== MATERIAL SHOWN

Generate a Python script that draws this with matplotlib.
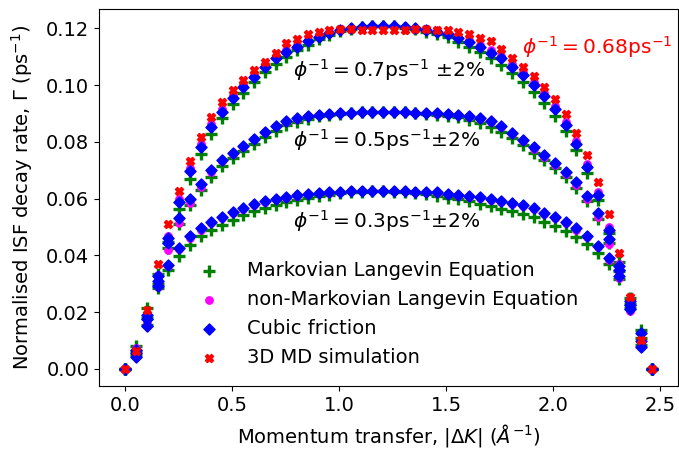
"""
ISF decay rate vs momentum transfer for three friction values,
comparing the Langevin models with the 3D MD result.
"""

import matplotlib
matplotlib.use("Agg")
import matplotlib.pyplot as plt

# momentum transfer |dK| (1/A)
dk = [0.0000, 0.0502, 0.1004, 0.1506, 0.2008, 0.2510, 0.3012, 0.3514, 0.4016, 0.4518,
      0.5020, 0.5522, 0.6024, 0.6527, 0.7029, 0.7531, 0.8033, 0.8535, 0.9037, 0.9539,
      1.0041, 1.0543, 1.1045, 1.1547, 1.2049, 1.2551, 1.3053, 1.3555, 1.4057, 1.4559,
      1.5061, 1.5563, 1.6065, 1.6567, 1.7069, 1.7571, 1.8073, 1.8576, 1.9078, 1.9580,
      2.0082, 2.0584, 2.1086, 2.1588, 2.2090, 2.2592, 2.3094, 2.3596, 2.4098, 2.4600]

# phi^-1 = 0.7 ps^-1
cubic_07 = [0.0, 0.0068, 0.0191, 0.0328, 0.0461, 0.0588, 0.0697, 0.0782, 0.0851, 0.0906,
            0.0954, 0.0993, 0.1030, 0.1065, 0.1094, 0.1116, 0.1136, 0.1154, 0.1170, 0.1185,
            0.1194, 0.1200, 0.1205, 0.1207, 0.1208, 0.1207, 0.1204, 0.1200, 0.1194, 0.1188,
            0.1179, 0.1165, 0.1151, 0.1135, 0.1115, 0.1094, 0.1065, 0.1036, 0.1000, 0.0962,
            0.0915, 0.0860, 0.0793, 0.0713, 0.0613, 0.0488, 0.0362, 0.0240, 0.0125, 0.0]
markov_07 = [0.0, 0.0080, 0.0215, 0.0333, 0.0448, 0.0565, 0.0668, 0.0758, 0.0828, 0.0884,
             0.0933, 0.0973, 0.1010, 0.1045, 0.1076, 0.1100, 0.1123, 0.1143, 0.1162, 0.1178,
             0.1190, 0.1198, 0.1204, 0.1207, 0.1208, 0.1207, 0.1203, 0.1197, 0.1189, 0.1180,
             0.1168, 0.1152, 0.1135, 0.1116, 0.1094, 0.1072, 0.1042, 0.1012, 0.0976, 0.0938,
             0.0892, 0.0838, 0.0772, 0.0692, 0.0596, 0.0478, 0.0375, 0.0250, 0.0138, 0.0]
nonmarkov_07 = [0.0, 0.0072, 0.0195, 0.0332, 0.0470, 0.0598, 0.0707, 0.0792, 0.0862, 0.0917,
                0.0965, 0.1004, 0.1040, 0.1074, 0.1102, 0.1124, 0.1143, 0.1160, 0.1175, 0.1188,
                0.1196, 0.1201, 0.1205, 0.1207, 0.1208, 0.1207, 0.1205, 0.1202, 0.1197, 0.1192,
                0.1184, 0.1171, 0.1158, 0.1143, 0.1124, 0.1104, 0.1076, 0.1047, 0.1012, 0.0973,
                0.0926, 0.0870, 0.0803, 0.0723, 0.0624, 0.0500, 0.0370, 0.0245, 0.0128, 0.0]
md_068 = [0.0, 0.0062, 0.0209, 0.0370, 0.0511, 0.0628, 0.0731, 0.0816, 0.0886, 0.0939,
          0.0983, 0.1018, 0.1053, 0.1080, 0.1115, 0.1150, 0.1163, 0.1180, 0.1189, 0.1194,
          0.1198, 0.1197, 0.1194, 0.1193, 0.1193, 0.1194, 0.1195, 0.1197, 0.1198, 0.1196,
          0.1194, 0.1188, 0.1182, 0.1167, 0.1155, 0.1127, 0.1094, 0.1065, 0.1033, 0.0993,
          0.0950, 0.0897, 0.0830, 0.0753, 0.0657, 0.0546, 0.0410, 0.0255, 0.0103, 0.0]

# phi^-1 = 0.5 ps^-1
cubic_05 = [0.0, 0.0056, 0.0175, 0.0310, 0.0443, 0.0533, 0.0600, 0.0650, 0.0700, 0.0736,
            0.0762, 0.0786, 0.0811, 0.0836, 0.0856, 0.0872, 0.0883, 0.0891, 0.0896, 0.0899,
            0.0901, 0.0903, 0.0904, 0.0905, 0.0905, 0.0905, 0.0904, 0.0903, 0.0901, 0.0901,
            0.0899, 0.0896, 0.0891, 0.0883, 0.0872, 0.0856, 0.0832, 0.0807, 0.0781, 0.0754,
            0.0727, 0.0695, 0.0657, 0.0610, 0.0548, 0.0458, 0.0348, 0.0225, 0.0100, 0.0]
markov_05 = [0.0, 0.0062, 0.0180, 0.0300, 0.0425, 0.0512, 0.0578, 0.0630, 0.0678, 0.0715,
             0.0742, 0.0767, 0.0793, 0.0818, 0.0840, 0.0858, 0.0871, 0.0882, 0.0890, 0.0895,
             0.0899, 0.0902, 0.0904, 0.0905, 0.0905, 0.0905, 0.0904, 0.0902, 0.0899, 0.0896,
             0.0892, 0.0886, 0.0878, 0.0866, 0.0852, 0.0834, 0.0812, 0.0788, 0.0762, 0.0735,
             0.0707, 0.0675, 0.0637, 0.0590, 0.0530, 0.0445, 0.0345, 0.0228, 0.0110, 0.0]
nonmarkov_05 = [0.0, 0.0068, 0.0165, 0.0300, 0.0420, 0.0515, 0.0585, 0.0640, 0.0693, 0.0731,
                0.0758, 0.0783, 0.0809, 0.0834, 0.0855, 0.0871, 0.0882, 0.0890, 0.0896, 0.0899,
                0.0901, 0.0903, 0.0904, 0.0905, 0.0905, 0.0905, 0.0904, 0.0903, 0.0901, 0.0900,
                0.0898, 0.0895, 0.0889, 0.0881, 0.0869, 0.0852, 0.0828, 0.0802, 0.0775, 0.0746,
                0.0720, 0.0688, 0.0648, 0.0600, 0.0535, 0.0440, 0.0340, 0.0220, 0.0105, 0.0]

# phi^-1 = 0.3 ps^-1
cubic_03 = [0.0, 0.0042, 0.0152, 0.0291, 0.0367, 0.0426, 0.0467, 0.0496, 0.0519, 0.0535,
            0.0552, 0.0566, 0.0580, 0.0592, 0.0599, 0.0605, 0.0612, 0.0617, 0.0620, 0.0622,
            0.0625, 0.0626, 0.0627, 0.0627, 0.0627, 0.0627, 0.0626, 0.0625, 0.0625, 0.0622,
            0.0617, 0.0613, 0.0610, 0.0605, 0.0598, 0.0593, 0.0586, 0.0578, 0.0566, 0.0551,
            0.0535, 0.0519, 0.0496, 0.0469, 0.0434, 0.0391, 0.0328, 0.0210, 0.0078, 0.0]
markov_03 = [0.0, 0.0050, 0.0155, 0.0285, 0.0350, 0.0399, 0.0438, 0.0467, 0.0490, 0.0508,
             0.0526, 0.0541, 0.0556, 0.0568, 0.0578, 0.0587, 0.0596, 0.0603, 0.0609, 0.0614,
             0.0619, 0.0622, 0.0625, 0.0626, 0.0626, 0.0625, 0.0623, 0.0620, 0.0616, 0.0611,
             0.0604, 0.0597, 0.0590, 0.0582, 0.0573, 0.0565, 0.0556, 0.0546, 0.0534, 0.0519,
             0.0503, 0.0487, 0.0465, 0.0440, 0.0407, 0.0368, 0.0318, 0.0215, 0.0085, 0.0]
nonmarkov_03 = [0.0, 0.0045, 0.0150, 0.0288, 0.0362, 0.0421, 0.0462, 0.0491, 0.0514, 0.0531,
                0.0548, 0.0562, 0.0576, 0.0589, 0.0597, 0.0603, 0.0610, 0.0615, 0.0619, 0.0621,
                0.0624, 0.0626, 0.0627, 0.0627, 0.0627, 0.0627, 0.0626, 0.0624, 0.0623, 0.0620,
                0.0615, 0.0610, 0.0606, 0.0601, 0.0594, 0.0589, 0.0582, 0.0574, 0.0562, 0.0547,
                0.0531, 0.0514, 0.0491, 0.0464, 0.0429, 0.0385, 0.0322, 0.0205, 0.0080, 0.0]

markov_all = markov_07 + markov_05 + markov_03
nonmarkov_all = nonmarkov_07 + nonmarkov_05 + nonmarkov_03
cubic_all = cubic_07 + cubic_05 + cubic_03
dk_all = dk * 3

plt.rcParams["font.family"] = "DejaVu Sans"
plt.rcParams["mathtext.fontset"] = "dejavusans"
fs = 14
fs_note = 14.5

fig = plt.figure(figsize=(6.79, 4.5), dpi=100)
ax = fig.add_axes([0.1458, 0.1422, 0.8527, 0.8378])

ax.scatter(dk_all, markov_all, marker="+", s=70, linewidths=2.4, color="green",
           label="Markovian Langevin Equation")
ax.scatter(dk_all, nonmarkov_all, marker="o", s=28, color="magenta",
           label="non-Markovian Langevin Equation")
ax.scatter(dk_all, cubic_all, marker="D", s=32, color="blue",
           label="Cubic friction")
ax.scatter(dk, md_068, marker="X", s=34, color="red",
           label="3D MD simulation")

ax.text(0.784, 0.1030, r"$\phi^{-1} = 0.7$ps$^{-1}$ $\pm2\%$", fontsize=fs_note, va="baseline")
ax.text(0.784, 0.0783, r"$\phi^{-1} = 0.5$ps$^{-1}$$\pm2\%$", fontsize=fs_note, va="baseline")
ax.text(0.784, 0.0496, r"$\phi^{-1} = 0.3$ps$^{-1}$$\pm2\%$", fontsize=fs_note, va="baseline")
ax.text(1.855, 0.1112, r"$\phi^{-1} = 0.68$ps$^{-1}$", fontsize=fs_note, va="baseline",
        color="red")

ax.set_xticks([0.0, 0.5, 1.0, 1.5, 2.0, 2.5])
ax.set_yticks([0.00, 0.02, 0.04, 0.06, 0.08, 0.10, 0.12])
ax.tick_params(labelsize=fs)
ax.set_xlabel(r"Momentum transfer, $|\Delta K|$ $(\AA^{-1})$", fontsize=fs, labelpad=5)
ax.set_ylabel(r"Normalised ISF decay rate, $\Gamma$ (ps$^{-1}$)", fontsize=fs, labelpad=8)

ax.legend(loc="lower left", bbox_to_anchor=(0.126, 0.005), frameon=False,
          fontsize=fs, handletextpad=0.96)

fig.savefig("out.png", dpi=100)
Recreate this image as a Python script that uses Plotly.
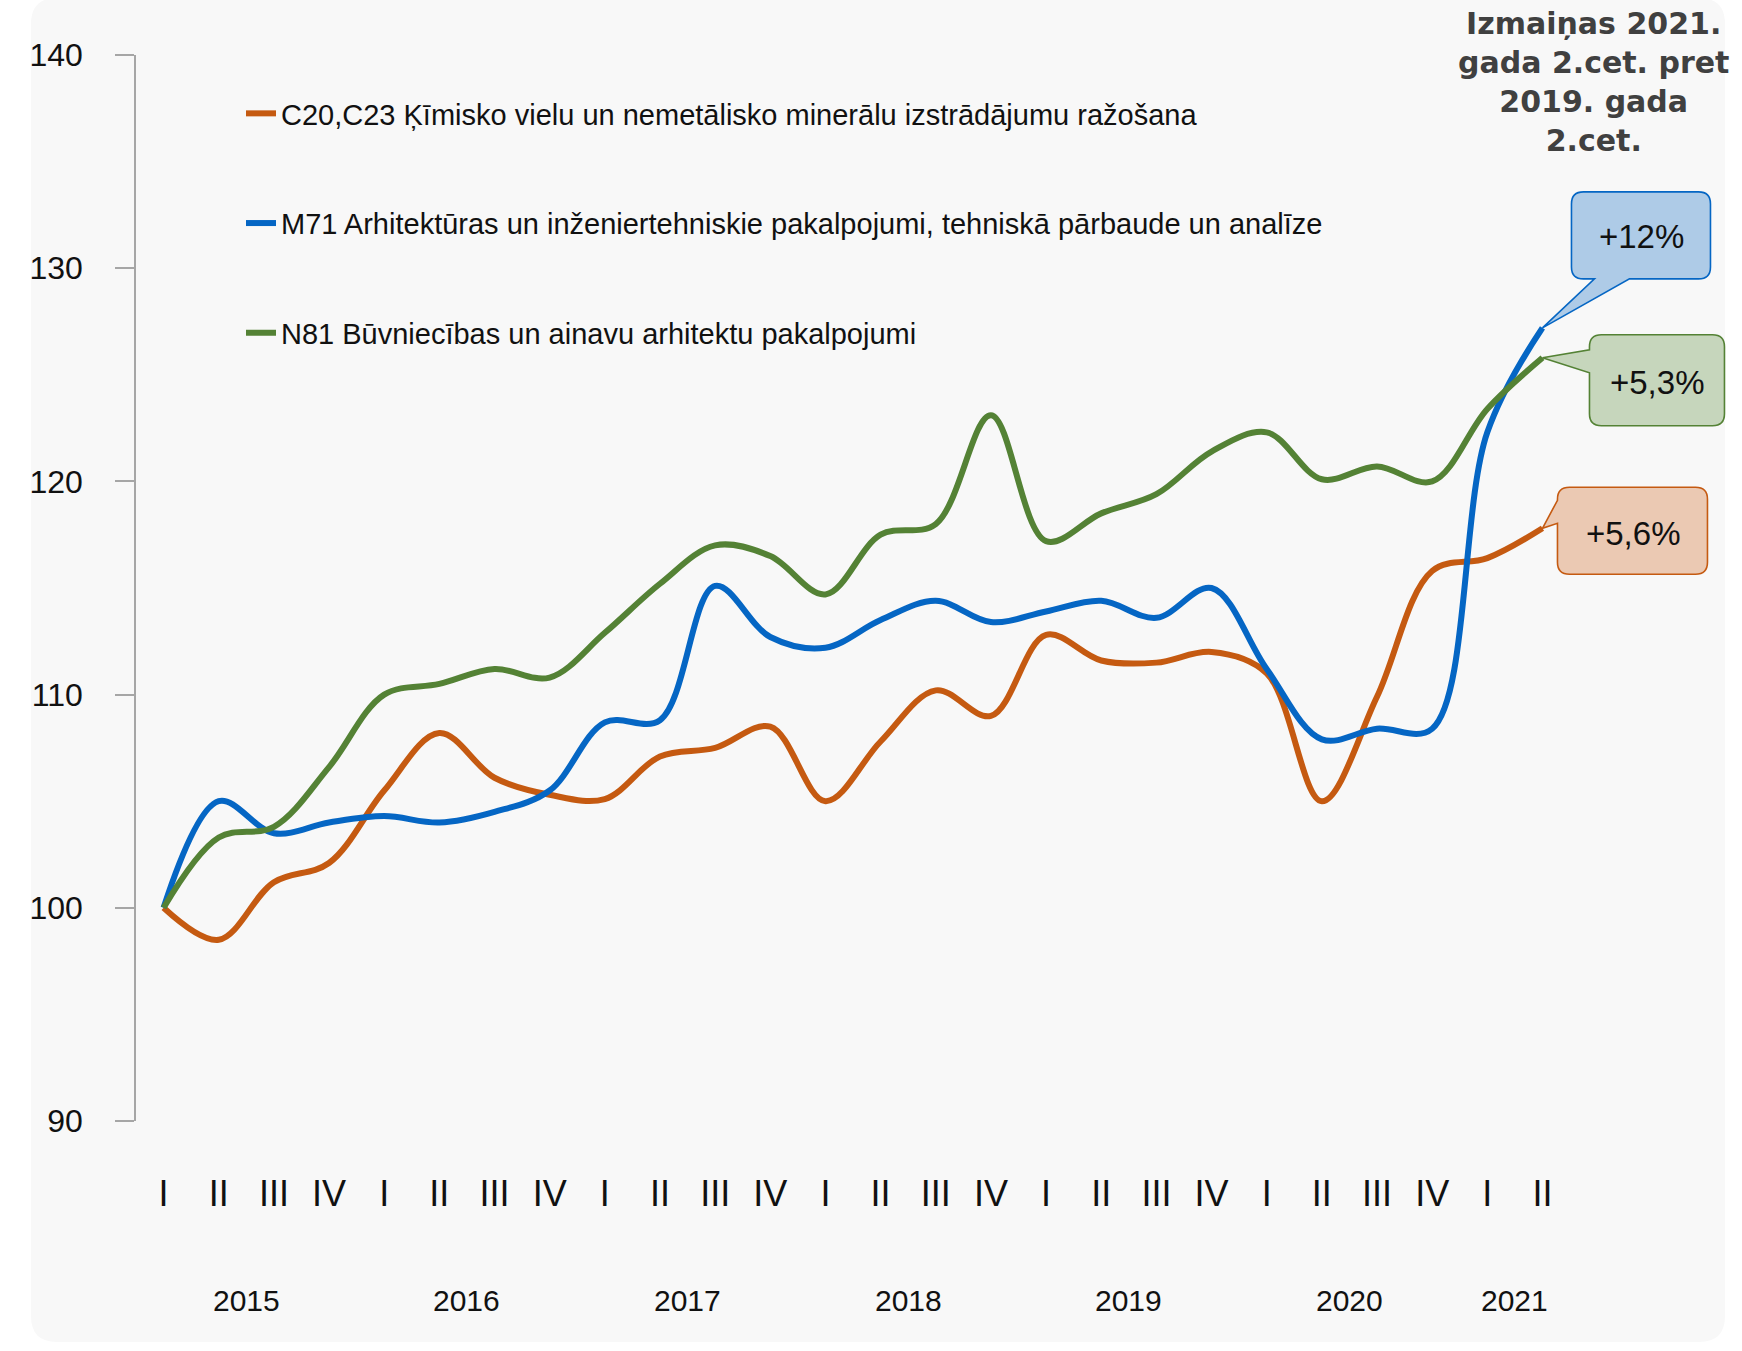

====

### GOAL:
List all lines where "Python" occurs.

### EXPECTED ANSWER:
Generate a Python script that draws this with matplotlib.
Recreate this image as a Python script that uses Plotly.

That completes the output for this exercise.